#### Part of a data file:

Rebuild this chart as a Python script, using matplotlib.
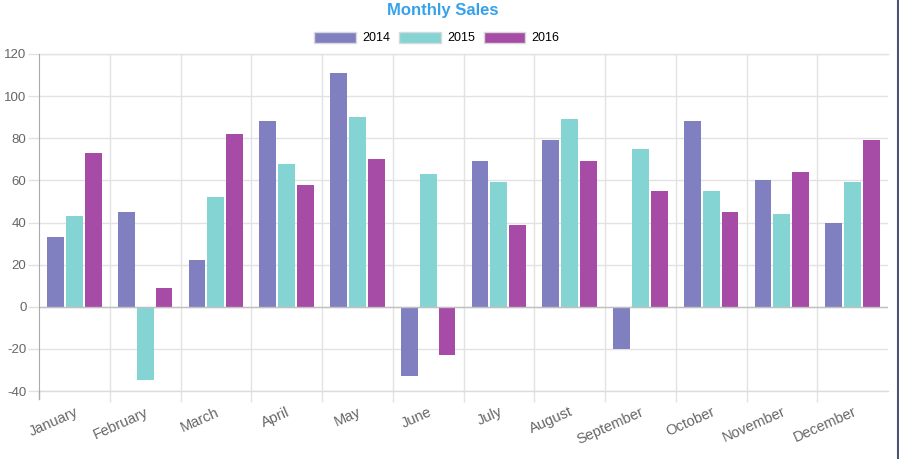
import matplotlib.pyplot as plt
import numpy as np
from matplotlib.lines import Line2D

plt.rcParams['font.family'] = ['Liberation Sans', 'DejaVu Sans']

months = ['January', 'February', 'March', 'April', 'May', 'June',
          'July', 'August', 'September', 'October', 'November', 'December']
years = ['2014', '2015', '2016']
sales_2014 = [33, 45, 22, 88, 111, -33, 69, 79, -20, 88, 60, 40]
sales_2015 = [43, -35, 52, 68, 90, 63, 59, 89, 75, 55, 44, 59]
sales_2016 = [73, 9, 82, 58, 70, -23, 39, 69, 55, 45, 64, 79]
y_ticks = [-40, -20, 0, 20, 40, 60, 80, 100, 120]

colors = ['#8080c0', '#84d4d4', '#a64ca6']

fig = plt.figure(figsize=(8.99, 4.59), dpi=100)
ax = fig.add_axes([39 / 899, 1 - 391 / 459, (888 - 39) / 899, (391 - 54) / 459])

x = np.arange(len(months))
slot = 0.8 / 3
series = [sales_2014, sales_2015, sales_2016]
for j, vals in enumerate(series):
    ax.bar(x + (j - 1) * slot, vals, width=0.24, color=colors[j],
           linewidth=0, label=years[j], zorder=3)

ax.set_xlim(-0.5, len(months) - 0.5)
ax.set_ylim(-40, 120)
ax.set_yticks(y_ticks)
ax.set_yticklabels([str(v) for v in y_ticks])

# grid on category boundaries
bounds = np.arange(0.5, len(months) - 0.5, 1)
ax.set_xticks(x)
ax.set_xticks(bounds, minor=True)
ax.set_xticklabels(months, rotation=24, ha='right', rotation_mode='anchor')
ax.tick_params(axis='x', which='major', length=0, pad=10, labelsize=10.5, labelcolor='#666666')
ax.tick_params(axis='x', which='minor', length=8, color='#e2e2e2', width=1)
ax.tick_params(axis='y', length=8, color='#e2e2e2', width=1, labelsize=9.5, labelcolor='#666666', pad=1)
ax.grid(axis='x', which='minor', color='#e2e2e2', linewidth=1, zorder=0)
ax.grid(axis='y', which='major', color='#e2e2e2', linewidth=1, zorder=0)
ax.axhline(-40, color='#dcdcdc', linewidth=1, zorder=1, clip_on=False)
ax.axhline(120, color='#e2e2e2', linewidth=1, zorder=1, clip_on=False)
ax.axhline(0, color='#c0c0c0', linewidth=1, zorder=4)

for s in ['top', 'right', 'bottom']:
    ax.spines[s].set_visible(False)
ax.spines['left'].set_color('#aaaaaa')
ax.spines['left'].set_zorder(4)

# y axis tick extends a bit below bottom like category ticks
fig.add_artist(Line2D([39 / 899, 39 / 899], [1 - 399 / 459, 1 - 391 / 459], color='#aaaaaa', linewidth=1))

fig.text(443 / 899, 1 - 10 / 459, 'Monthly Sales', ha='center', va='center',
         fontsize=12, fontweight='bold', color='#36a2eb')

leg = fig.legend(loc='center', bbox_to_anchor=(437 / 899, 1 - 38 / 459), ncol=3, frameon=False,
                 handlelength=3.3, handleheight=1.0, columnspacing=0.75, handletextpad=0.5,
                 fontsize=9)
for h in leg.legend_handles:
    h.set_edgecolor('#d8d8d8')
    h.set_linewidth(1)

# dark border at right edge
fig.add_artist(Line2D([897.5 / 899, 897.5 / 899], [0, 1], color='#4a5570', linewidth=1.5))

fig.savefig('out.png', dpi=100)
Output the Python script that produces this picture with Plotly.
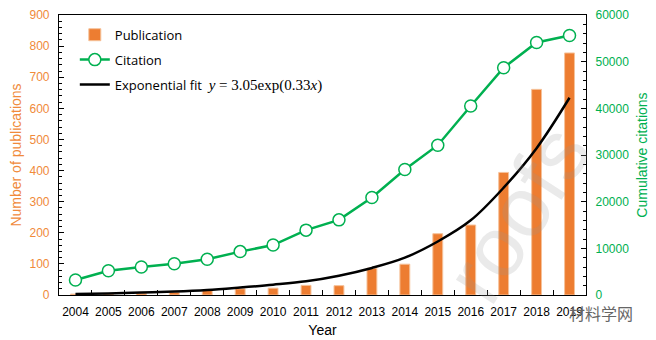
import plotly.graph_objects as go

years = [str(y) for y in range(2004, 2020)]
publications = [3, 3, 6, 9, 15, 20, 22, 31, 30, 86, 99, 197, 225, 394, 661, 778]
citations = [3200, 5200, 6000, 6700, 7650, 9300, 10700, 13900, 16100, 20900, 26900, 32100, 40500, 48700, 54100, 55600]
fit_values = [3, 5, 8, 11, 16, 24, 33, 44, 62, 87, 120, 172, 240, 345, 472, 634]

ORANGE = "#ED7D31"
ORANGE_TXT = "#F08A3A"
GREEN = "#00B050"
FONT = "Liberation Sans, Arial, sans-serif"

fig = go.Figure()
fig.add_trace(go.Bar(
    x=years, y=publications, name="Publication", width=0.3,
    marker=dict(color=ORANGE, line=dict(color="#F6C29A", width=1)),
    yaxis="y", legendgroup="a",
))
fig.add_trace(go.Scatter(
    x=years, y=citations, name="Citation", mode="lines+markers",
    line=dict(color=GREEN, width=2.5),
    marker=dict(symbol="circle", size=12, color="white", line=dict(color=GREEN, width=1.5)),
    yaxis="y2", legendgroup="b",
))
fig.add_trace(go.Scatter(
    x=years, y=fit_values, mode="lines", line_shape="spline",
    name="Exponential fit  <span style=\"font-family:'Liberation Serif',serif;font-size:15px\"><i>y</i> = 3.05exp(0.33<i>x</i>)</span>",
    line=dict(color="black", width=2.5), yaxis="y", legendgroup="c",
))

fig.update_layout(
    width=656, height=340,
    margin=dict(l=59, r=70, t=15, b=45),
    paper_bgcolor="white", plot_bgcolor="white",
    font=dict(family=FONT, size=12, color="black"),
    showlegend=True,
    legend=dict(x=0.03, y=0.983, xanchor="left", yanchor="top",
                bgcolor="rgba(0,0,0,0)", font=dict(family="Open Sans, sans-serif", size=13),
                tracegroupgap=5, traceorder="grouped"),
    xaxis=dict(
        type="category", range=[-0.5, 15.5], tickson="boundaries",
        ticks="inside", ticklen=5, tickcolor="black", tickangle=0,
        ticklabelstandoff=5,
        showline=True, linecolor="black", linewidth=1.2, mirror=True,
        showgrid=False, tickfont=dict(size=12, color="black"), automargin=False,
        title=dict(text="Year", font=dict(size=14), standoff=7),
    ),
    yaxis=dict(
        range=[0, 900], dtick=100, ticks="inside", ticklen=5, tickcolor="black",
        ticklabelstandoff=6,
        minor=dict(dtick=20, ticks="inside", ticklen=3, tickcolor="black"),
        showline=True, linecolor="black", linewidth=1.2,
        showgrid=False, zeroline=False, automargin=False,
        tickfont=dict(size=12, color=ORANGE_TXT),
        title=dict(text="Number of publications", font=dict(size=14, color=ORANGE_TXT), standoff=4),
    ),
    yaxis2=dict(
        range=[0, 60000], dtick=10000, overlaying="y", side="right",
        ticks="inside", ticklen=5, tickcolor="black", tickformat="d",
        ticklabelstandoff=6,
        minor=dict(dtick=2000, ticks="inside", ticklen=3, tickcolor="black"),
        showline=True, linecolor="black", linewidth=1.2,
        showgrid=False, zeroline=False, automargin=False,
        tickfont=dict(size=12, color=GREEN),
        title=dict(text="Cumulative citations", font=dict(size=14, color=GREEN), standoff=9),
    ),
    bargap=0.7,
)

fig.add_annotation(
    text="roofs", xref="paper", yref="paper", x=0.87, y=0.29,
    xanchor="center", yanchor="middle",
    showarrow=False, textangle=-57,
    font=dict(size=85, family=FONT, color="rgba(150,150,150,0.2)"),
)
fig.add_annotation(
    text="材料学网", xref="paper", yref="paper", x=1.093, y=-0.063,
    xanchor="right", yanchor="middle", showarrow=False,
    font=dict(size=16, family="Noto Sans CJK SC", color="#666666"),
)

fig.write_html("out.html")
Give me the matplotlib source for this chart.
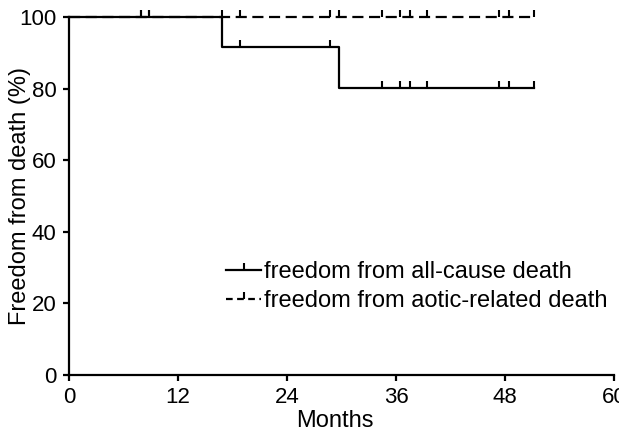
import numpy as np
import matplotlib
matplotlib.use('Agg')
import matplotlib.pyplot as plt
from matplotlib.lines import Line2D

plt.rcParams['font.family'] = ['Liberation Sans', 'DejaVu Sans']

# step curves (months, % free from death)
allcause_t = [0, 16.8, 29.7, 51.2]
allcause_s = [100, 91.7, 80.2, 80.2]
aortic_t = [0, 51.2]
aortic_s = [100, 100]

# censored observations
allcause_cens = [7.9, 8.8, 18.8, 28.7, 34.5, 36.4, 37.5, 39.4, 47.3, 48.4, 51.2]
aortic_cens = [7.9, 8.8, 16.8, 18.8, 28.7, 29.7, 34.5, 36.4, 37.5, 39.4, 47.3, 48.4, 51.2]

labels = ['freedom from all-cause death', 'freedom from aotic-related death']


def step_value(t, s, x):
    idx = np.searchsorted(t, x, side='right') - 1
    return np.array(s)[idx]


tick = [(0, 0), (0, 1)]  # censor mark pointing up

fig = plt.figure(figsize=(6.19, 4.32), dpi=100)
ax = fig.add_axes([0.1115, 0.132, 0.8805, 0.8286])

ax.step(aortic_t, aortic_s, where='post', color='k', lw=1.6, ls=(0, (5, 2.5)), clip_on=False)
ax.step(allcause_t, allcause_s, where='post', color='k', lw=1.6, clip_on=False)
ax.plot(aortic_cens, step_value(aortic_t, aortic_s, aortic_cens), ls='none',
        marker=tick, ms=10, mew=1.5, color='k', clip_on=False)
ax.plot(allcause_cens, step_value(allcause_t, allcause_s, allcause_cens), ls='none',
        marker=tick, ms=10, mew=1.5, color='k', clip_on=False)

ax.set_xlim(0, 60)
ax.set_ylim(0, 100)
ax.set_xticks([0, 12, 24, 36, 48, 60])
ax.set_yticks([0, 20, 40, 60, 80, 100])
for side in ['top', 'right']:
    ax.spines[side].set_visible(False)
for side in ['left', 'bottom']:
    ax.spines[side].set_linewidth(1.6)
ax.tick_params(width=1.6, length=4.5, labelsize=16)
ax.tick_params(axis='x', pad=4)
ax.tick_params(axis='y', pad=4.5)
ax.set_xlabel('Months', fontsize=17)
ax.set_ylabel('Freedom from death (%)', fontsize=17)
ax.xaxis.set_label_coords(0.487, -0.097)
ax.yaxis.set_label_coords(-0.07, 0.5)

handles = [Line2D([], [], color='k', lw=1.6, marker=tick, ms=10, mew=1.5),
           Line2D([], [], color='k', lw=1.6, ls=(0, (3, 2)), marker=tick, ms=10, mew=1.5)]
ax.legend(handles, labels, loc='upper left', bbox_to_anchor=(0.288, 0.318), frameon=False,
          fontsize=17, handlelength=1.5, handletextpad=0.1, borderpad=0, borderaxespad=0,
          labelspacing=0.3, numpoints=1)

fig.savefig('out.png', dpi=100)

#### To do:
Find all lines where the word "script" appears. Copy them.

#### Response to the task:
Rebuild this chart as a Python script, using matplotlib.
Output the Python script that produces this picture with Plotly.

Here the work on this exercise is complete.